Sawyer shook her head.
“That woman is scary,” Aria continued. “She knows everything about us. Isn’t that odd?”
“Yes,” Sawyer said. “It’s very odd. Please don’t do that again.”
“No problem. I think I’ll stick to researching on the computer.”
“That’s a good idea.”
CHAPTER TWENTY
Harper paced back and forth inside the empty warehouse off Power Inn Road. It was beyond strange being back at the place where she’d killed a man. She stopped to stare at the metal piping where The Crew’s victim, Otto Radley, had been fastened before he quietly broke free.
She had walked inside the warehouse jus
t in time to see Otto sneaking up behind Psycho. She could almost feel the butt of the rifle against her shoulder as she’d taken aim and fired. The jolt had been explosive, sending her flying backward.
The bloodstain on the cement floor had since been bleached and scrubbed many times, but the outlined shadow was still there. The real evidence was buried in the dirt about twenty feet away from the entry door.
She had killed a man.
And she hadn’t been the same since.
It didn’t matter how many times she reminded herself that Otto Radley, a real-life monster, had deserved what he’d gotten. The guilt and shame would not go away. Talking to someone about what she had done might help, but she couldn’t risk it. Her husband, Nate, would never understand. How could anyone understand something she hadn’t yet come to terms with?
When she’d helped form The Crew, the thought of killing someone had never entered her mind. Not once. Their plan had sounded so simple. They would kidnap their targets, take them to an isolated spot, and hold them captive for a day or two. The men would be blindfolded and bound. For months she’d felt energized by the notion of showing rapists what it felt like to be overwhelmed, powerless, helpless.
She rubbed her belly, smiled when she felt a kick.

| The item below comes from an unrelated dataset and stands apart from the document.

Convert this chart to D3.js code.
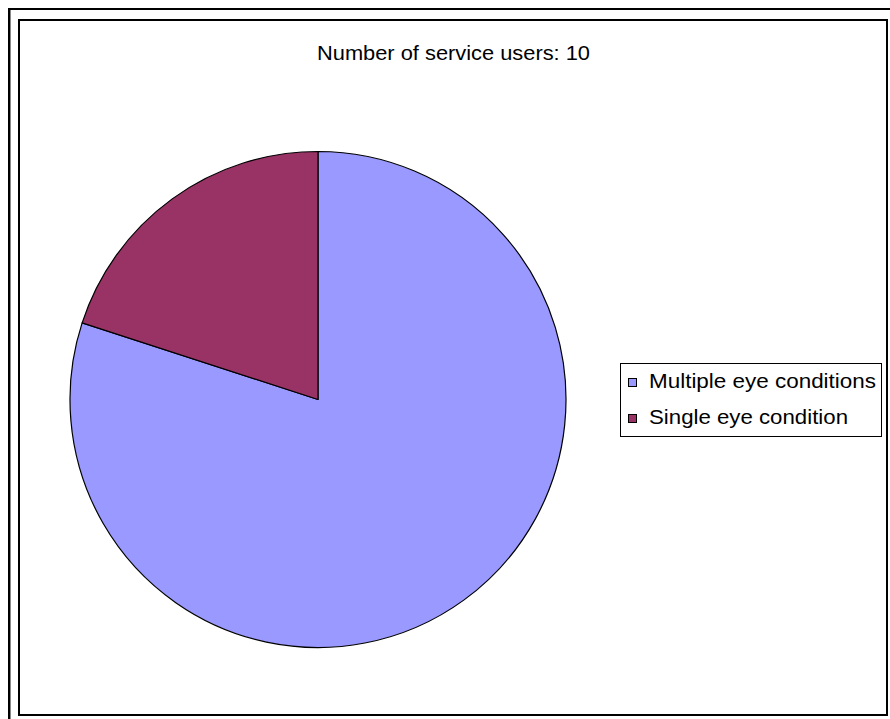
<!DOCTYPE html>
<html>
<head>
<meta charset="utf-8">
<script src="https://cdn.jsdelivr.net/npm/d3@7"></script>
<style>
  body { margin: 0; background: #fff; }
  svg { display: block; font-family: "Liberation Sans", Arial, sans-serif; }
</style>
</head>
<body>
<div id="viz"></div>
<script>
let title = 'Number of service users: 10';
let categories = ['Multiple eye conditions', 'Single eye condition'];
let values = [8, 2];
let colors = ['#9999FF', '#993366'];

window.onload = function () {
    draw_chart()
}

function draw_chart() {
    const width = 890, height = 719;

    const svg = d3.select('#viz').append('svg')
        .attr('width', width)
        .attr('height', height);

    // outer frame runs off the right/bottom edge, inner frame is closed
    svg.append('rect')
        .attr('x', 9).attr('y', 9)
        .attr('width', 900).attr('height', 800)
        .attr('fill', 'none').attr('stroke', '#000').attr('stroke-width', 2);
    svg.append('line')
        .attr('x1', 10.5).attr('x2', 10.5).attr('y1', 10).attr('y2', 719)
        .attr('stroke', '#888').attr('stroke-width', 1);
    svg.append('rect')
        .attr('x', 19).attr('y', 20)
        .attr('width', 868).attr('height', 695)
        .attr('fill', '#fff').attr('stroke', '#000').attr('stroke-width', 2);

    svg.append('text')
        .attr('x', 453.5).attr('y', 60)
        .attr('text-anchor', 'middle')
        .attr('font-size', 20)
        .attr('textLength', 273)
        .attr('lengthAdjust', 'spacingAndGlyphs')
        .text(title);

    // Multiple starts at 12 o'clock going clockwise, Single closes the circle
    const cx = 318, cy = 399.5, r = 248;
    const arcs = d3.pie().sort(null).value(d => d)(values);
    const arc = d3.arc().innerRadius(0).outerRadius(r);

    svg.append('g')
        .attr('transform', 'translate(' + cx + ',' + cy + ')')
        .selectAll('path')
        .data(arcs)
        .join('path')
        .attr('d', arc)
        .attr('fill', (d, i) => colors[i])
        .attr('stroke', '#000')
        .attr('stroke-width', 1.2)
        .attr('stroke-linejoin', 'round');

    // legend
    const lg = svg.append('g');
    lg.append('rect')
        .attr('x', 620.5).attr('y', 363.5)
        .attr('width', 261).attr('height', 73)
        .attr('fill', '#fff').attr('stroke', '#000').attr('stroke-width', 1);

    const item = lg.selectAll('g.item')
        .data(categories)
        .join('g')
        .attr('class', 'item')
        .attr('transform', (d, i) => 'translate(0,' + (i * 36) + ')');

    item.append('rect')
        .attr('x', 628.5).attr('y', 378.5)
        .attr('width', 8).attr('height', 8)
        .attr('fill', (d, i) => colors[i])
        .attr('stroke', '#000').attr('stroke-width', 1);

    item.append('text')
        .attr('x', 649).attr('y', 388)
        .attr('font-size', 19.5)
        .attr('textLength', (d, i) => i === 0 ? 227 : 199)
        .attr('lengthAdjust', 'spacingAndGlyphs')
        .text(d => d);
}
</script>
</body>
</html>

It bothered her now to realize that if she’d sought help and found a way to accept the brutal truth that nothing would ever change what happened to her when she was growing up, maybe she would have made better choices. After she’d escaped her hometown and the ongoing abuse, if she’d found a way to accept what had happened, then maybe she would have been able to process her emotions and move past it. Instead, she’d buried her feelings and allowed the trauma to fester, turning her into a control freak, micromanaging everything around her.
It was as if a light had suddenly been switched on and she could see everything so much clearer now. But was it too late?